PROBLEM TO WORK ON: Say how many lines contain the word "this" and give no other text.

— BEGIN —

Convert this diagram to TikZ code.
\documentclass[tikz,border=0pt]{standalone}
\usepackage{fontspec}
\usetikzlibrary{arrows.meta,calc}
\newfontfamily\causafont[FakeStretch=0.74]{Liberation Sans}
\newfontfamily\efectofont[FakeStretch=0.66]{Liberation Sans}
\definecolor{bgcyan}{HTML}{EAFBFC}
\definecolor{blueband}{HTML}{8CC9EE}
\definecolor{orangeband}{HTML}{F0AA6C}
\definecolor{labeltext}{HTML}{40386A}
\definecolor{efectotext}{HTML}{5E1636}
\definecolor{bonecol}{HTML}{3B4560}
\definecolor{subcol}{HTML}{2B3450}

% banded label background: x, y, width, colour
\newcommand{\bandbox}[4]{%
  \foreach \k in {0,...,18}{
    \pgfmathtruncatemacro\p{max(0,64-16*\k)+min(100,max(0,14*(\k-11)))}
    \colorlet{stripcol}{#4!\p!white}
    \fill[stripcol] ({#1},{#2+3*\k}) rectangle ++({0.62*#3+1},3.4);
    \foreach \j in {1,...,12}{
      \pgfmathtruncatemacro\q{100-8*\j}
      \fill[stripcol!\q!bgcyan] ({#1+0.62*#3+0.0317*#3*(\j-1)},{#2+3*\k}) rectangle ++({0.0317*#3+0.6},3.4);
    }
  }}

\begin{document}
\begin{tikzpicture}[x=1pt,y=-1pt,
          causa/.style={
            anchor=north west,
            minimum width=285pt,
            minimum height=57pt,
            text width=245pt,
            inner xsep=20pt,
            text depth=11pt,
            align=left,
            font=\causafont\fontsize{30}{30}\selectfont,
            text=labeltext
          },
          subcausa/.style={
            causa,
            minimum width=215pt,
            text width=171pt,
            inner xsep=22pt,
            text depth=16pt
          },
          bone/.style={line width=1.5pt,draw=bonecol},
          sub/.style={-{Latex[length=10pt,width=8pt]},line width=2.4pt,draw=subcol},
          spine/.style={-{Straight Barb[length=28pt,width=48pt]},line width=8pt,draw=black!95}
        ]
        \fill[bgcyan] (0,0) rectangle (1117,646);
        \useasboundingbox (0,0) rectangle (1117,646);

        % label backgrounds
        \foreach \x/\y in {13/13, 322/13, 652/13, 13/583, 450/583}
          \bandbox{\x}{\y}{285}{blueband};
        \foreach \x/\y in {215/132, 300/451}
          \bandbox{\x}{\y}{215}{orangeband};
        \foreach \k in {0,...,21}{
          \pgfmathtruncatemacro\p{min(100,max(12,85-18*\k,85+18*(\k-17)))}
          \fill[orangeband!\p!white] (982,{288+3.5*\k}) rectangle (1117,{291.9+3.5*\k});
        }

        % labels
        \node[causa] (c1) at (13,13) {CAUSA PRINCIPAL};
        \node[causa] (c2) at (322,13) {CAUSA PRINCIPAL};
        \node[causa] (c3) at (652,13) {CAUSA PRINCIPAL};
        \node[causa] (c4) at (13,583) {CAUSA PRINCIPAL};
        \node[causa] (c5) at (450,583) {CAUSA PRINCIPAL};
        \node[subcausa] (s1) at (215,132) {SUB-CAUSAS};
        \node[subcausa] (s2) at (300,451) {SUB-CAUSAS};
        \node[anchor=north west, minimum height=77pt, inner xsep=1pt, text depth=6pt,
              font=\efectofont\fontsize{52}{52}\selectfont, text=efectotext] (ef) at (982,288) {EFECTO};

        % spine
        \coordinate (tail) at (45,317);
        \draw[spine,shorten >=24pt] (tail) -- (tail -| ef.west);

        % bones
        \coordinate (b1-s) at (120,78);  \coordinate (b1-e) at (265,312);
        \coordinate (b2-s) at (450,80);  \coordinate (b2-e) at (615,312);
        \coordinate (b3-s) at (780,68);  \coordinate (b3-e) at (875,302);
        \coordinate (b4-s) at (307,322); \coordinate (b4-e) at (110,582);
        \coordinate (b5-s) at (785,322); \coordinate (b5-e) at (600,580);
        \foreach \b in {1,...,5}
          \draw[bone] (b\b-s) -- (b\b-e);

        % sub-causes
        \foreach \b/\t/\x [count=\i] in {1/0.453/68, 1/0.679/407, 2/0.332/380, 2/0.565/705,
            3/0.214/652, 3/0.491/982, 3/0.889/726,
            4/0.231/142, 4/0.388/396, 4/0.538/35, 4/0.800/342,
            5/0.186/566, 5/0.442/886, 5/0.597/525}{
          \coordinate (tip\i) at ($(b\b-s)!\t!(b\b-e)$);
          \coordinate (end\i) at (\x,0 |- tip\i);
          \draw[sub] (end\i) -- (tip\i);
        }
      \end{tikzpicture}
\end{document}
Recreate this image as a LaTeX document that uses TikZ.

— END —

ANSWER FOR THE TASK: 2